Conclusion: Why Cliometrics Matters for Today’s Trade Debate

Global trade is not a new phenomenon, nor is today’s level of integration unprecedented. The first globalization of the late nineteenth century saw trade-to-GDP ratios in many European economies that were not surpassed until the 1990s. Cliometric data analysis gives us the tools to understand what drove that earlier wave—and what caused its collapse. By learning from history, we can design policies that sustain the benefits of trade while mitigating the disruptions that inevitably accompany economic change.

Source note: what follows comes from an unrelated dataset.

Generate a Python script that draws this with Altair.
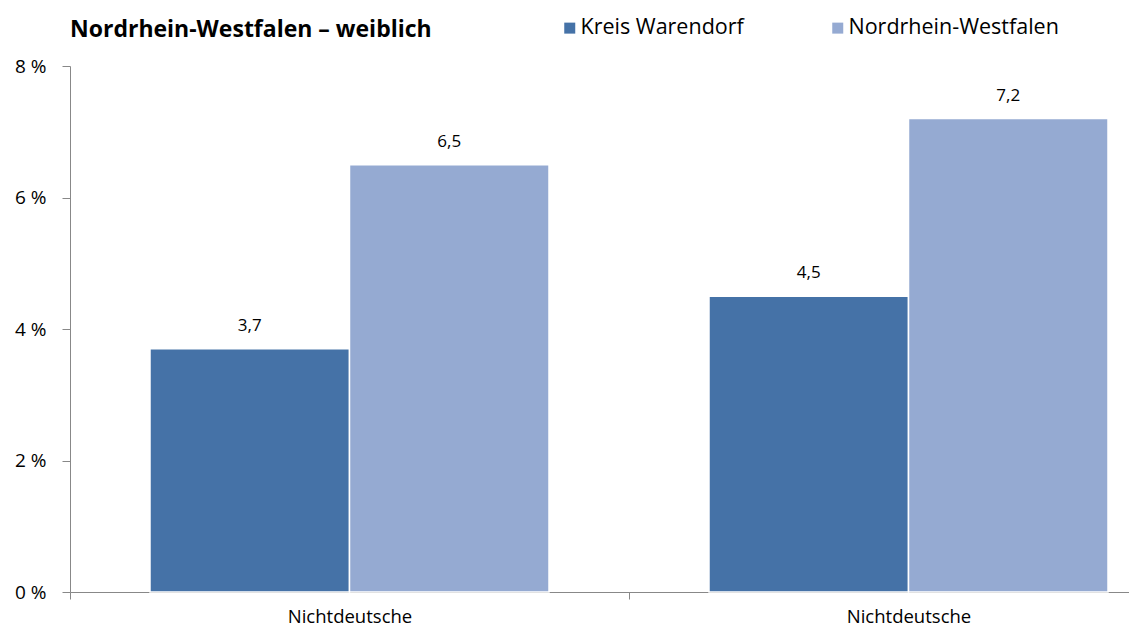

The message for decision-makers is clear: trade infrastructure matters, protectionism carries long-lasting costs, and the distribution of trade gains is never uniform. Cliometrics cannot predict the future with certainty, but it can illuminate the range of possible outcomes based on real historical experience. As the world confronts new challenges—climate change, great-power competition, digital disruption—the data-driven study of trade history offers a rigorous foundation for navigating these volatile currents.